Impact of Halokinesis in a Foreland Basin, Aquitaine Basin, France: Contribution to the Study of Upper Cretaceous to Paleocene Reservoir Formations—Part I

Toullec, Renaud¹, Adrian Cerepi¹, Philippe Razin¹, Louis Humbert¹, Gildas Lageat², Nicolas Labat², Christophe Rigollet² (1) Université Michel de Montaigne Bordeaux III, Pessac, France (2) Gaz de France, Saint Denis La Plaine, France

This study intends to propose a numerical model suported by a preliminary seismic stratigraphy analysis of a south part of the aquitaine basin (the Adour Sub-basin). The aims of the study are to understand the cinematic of a foreland basin under halotectonic control and to predict reservoir/cover spatial distribution. The model is composed of six layers, Albian to Priabonian aged, well constrained and depth migrated with the integration of major discontinuities. The Picking of the six layers has been produced with a Charisma software and the modelisation with a Petrel software. The surveyed area is limited by Magesq and Sebastopol/Dax structures to the west and by Siougos and Audignon structures to the est. The Principal geological structures are N100-110 (anticlines) and N150-160 (strike-slip net­work) oriented. The development of anticlines (Magesq, Sebastopol/Dax, Louer, Thétieu, Audignon and Siougos structures) is related to the dampening of the pyrenean deformation northward by means of a thick triasic salt decollement level leaded by an important hercyn­ian heritage. Strike-slip network is materialized by the “Thétieu corridor” which could be due to a late orogenic pyrenean phase during oligocene.
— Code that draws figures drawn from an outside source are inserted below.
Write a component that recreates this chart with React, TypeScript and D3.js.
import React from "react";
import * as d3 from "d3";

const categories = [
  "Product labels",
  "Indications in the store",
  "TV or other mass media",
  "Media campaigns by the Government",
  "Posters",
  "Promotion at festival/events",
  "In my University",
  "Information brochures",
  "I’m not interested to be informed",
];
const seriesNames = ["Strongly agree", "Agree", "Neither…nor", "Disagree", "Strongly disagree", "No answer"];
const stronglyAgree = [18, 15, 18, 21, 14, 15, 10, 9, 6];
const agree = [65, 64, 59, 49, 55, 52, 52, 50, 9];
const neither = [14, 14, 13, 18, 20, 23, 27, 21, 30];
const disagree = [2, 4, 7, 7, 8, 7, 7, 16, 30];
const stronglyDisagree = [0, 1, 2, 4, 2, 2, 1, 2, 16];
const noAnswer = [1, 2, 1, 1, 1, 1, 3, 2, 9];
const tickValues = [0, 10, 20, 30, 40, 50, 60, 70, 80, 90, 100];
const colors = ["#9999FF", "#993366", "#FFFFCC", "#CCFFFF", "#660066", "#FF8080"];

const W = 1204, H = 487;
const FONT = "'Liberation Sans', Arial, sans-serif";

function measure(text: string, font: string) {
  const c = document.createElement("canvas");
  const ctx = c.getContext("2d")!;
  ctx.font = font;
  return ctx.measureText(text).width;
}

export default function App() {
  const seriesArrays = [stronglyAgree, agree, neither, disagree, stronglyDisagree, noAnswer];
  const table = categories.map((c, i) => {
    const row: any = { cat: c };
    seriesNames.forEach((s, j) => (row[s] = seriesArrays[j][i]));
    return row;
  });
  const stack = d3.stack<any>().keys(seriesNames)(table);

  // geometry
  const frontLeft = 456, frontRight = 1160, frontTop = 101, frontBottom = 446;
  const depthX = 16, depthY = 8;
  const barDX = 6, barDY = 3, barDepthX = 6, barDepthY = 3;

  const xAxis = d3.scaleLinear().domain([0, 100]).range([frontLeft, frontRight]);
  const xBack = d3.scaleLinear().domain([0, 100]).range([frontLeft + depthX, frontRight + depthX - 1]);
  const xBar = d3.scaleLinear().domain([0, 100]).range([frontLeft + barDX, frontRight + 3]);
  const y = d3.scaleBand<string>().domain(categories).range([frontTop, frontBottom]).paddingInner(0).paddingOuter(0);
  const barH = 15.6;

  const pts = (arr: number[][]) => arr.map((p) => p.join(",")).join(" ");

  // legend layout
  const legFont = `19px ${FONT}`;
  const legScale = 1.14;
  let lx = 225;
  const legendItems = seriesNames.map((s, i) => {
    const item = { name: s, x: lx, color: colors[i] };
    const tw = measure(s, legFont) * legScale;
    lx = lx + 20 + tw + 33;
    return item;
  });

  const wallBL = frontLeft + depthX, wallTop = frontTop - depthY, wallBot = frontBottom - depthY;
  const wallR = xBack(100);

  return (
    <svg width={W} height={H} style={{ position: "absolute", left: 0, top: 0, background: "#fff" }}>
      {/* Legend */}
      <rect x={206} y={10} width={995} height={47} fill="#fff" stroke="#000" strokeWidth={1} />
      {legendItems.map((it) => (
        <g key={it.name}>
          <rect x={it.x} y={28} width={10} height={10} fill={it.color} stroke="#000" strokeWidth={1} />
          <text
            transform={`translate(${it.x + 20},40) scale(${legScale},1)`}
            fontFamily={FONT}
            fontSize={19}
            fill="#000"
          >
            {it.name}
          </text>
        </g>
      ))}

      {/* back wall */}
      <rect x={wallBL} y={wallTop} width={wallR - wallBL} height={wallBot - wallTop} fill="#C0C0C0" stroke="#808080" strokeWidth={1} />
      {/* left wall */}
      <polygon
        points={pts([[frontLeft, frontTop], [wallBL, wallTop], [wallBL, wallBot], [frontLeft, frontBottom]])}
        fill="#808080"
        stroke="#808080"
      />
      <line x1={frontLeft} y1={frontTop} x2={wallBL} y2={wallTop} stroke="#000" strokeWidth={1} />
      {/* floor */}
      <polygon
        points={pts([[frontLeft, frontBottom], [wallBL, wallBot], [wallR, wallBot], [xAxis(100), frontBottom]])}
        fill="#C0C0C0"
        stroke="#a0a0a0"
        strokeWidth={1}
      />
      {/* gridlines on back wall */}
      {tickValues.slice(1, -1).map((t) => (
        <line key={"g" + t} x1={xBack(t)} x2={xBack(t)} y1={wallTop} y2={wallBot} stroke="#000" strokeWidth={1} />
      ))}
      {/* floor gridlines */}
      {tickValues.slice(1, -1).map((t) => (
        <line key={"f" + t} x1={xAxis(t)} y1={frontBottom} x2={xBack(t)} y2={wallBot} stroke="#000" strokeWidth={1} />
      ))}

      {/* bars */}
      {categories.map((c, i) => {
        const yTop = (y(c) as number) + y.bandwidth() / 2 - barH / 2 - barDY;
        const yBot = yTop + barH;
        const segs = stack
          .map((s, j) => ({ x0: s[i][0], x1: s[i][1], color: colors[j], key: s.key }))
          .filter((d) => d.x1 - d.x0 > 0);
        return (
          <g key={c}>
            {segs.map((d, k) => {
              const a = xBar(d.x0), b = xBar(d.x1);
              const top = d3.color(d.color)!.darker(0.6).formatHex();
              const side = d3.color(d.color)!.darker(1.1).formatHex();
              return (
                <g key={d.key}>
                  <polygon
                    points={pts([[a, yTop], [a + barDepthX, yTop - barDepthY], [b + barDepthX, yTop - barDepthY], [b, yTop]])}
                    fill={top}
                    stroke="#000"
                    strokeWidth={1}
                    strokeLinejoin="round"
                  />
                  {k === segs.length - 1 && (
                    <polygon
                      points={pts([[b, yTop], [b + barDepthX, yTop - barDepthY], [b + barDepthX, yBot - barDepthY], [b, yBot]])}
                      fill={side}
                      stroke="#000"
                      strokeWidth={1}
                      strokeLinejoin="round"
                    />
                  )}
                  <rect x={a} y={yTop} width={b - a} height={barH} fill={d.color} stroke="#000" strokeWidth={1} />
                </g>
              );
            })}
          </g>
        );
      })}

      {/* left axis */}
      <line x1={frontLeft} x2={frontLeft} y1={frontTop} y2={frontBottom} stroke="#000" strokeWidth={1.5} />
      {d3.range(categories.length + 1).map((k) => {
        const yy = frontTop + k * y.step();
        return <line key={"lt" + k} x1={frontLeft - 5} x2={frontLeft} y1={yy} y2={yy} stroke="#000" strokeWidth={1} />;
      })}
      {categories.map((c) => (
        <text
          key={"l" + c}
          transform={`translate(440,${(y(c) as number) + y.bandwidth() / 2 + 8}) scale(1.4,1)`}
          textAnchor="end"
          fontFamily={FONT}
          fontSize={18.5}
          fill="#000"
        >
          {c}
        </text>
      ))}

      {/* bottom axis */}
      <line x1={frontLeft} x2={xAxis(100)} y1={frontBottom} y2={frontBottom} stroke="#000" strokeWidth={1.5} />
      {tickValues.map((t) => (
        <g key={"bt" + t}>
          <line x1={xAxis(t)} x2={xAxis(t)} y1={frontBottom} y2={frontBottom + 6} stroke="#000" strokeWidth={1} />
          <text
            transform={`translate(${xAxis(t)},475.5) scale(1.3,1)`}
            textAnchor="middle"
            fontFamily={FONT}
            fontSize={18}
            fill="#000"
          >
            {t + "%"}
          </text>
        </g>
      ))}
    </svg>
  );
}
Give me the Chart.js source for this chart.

Thanks to this strike-slip network, tria­sic salt would have come back up illustrated by Thetieu cylindrical diapir “grafted” on the his broadest meridional part. Sedimentary dynamics is interpreted at two observations scales: -A regional scale where the deposit’s geometry is linked to “long wave tectonic” (subsidence and uplift), halocinese and major eustatic variations. -A local scale where diachronous grow­ing of diapirs at differents velocities explain the local geometry of reflectors.